After an hour, the increasingly sun-softened snow took its toll on our legs. Slogging up the slope was getting harder and harder, but sliding down was getting no less fun. We looked up from the bottom and saw a potential workaround: The snowfield started out wide at the top and narrowed on the way down, tapering to the flat run- out we’d been using. If we hiked up the rocks on the edge of the snowfield and then traversed across to the middle, we could avoid the energy-sapping snow climb. I’d like to take credit for this brilliant idea, but I think it was a collective epiphany.

Ascending the rocks felt like riding an escalator compared to trudging up the snow. We hiked up the side, traversed to the middle, and zipped down the toboggan-like groove we’d established. What could go wrong?

On the umpteenth ascent, about halfway across the snowy traverse, 12-year-old Lisa slipped. She quickly picked up speed, rocketing down the perfect snow just as we’d done all morning. But this time she wasn’t headed for the runout in the center of the snowfield. She was headed for the boulders that encroached along the side.

I waited for her to slow down or steer away, but the snow was too steep, too slick. As she gained momentum, I experienced the same feeling I’d had the night before, when the bear plodded inexorably toward me. It was a mixture of fear and awe, a paralyzing feeling: I was mesmerized by what I saw and afraid of what might come next.

What came next was all too predictable. Lisa slammed into the rocks.

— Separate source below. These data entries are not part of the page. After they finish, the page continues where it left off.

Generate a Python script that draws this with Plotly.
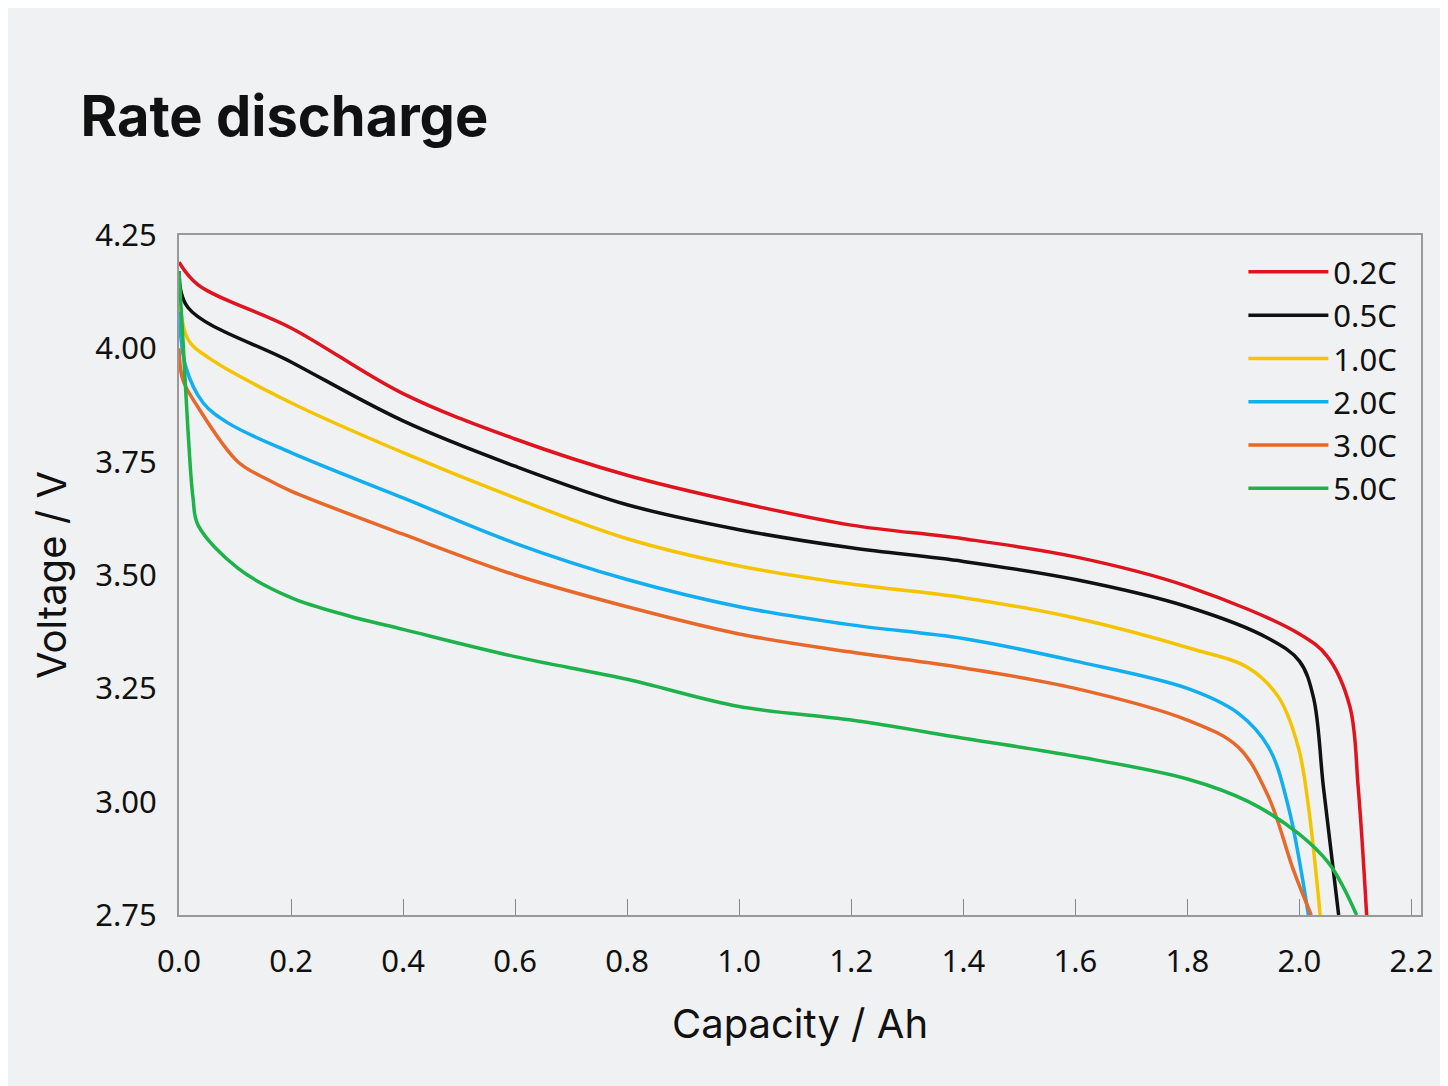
import plotly.graph_objects as go

names = ["0.2C", "0.5C", "1.0C", "2.0C", "3.0C", "5.0C"]
colors = ["#e0141e", "#111111", "#f5c400", "#12aef0", "#e8682a", "#1db34a"]

cap_02 = [0, 0.034, 0.2, 0.4, 0.6, 0.8, 1.0, 1.2, 1.4, 1.6, 1.8, 2.0, 2.05, 2.09, 2.105, 2.12]
v_02 = [4.19, 4.14, 4.045, 3.90, 3.80, 3.72, 3.66, 3.61, 3.58, 3.54, 3.475, 3.37, 3.32, 3.21, 3.03, 2.75]
cap_05 = [0, 0.016, 0.2, 0.4, 0.6, 0.8, 1.0, 1.2, 1.4, 1.6, 1.8, 1.945, 2.0, 2.025, 2.043, 2.07]
v_05 = [4.17, 4.09, 3.97, 3.84, 3.74, 3.655, 3.60, 3.56, 3.53, 3.49, 3.43, 3.36, 3.31, 3.23, 3.03, 2.75]
cap_10 = [0, 0.016, 0.052, 0.2, 0.4, 0.6, 0.8, 1.0, 1.2, 1.4, 1.6, 1.8, 1.909, 1.963, 1.998, 2.016, 2.037]
v_10 = [4.12, 4.02, 3.98, 3.88, 3.77, 3.67, 3.58, 3.52, 3.48, 3.45, 3.405, 3.34, 3.295, 3.23, 3.12, 2.99, 2.75]
cap_20 = [0, 0.012, 0.043, 0.088, 0.2, 0.4, 0.6, 0.8, 1.0, 1.2, 1.4, 1.6, 1.8, 1.891, 1.945, 1.98, 2.016]
v_20 = [4.08, 3.96, 3.88, 3.835, 3.77, 3.67, 3.57, 3.49, 3.43, 3.39, 3.36, 3.31, 3.25, 3.195, 3.12, 2.99, 2.75]
cap_30 = [0, 0.007, 0.034, 0.105, 0.159, 0.2, 0.4, 0.6, 0.8, 1.0, 1.2, 1.4, 1.6, 1.8, 1.891, 1.945, 1.989, 2.021]
v_30 = [4.00, 3.93, 3.87, 3.75, 3.71, 3.685, 3.59, 3.50, 3.43, 3.37, 3.33, 3.295, 3.25, 3.18, 3.12, 3.01, 2.85, 2.75]
cap_50 = [0, 0.007, 0.016, 0.025, 0.034, 0.105, 0.2, 0.302, 0.4, 0.6, 0.8, 1.0, 1.2, 1.4, 1.6, 1.8, 1.909, 1.998, 2.052, 2.079, 2.102]
v_50 = [4.17, 4.02, 3.82, 3.67, 3.61, 3.515, 3.45, 3.41, 3.38, 3.32, 3.27, 3.21, 3.18, 3.14, 3.10, 3.05, 3.00, 2.93, 2.865, 2.81, 2.75]

caps = [cap_02, cap_05, cap_10, cap_20, cap_30, cap_50]
volts = [v_02, v_05, v_10, v_20, v_30, v_50]

fig = go.Figure()
for n, c, x, y in zip(names, colors, caps, volts):
    fig.add_trace(go.Scatter(x=x, y=y, mode="lines", name=n,
                             line=dict(color=c, width=3.5, shape="spline", smoothing=1.0)))

bg = "#f0f1f3"
fig.update_layout(
    width=1448, height=1086, paper_bgcolor=bg, plot_bgcolor=bg,
    margin=dict(l=171, r=35, t=227, b=179),
    font=dict(family="Noto Sans", color="#111111"),
    title=dict(text="<b>Rate discharge</b>", x=0.05, y=0.9, xanchor="left", yanchor="middle",
               font=dict(family="Inter", size=56, color="#111111")),
    legend=dict(x=0.985, y=0.985, xanchor="right", yanchor="top", bgcolor="rgba(0,0,0,0)",
                font=dict(size=31), itemwidth=80, tracegroupgap=6),
    showlegend=True,
)
fig.update_xaxes(range=[0, 2.217], tickvals=[0, 0.2, 0.4, 0.6, 0.8, 1.0, 1.2, 1.4, 1.6, 1.8, 2.0, 2.2],
                 ticktext=["0.0", "0.2", "0.4", "0.6", "0.8", "1.0", "1.2", "1.4", "1.6", "1.8", "2.0", "2.2"],
                 ticks="inside", ticklen=16, tickcolor="#888888", showgrid=False, zeroline=False,
                 showline=True, linecolor="#999999", linewidth=2, mirror=True, ticklabelstandoff=18,
                 tickfont=dict(size=31), title=dict(text="Capacity / Ah", font=dict(family="Inter", size=40), standoff=30))
fig.update_yaxes(range=[2.75, 4.25], tickvals=[2.75, 3.0, 3.25, 3.5, 3.75, 4.0, 4.25],
                 ticktext=["2.75", "3.00", "3.25", "3.50", "3.75", "4.00", "4.25"],
                 ticks="", showgrid=False, zeroline=False, ticklabelstandoff=14,
                 showline=True, linecolor="#999999", linewidth=2, mirror=True,
                 tickfont=dict(size=31), title=dict(text="Voltage / V", font=dict(family="Inter", size=40), standoff=16))

fig.write_html("out.html")
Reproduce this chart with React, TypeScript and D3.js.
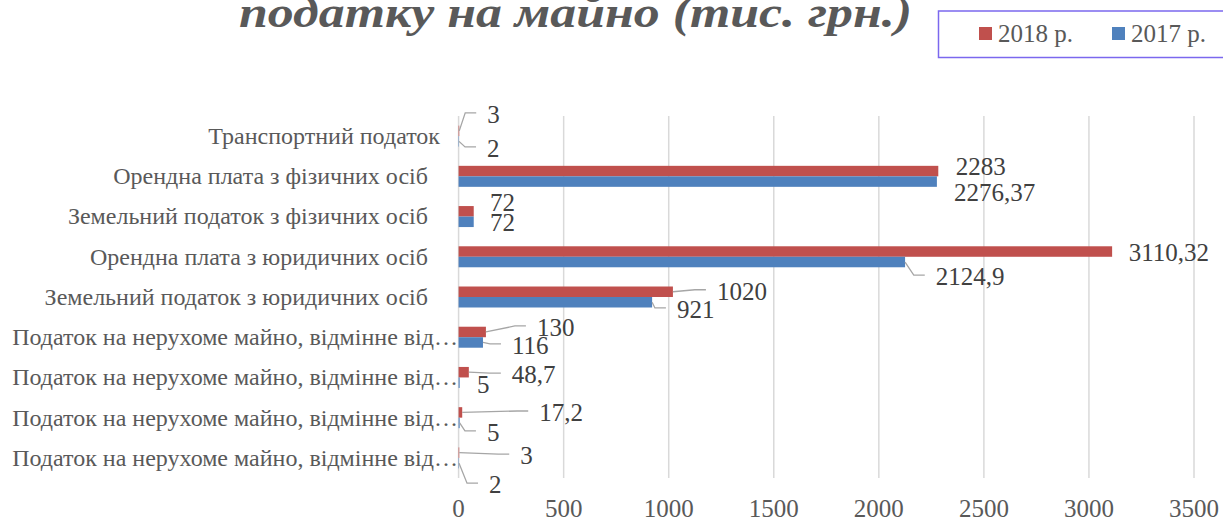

Fortunately, she’d managed to keep her feet downhill, so the damage wasn’t as bad as it could have been. One broken foot.

A few hours later—after getting help from the staff at the High Sierra Camp and enduring a lecture from our returned parents—we were back in camp, talking about the trip’s next adventure. Lisa, unable to walk, would ride out on a rescue horse. How cool was that?

Looking back, I realize that I probably didn’t absorb the right lesson—or at least the expected one—from that Yosemite backpacking trip. But youth reduces cause and effect to very simple terms. What I learned was simply this: Stuff happens in national parks. And I wanted to visit more of them. Who knows what you might see—or do, or break, or remember for years to come?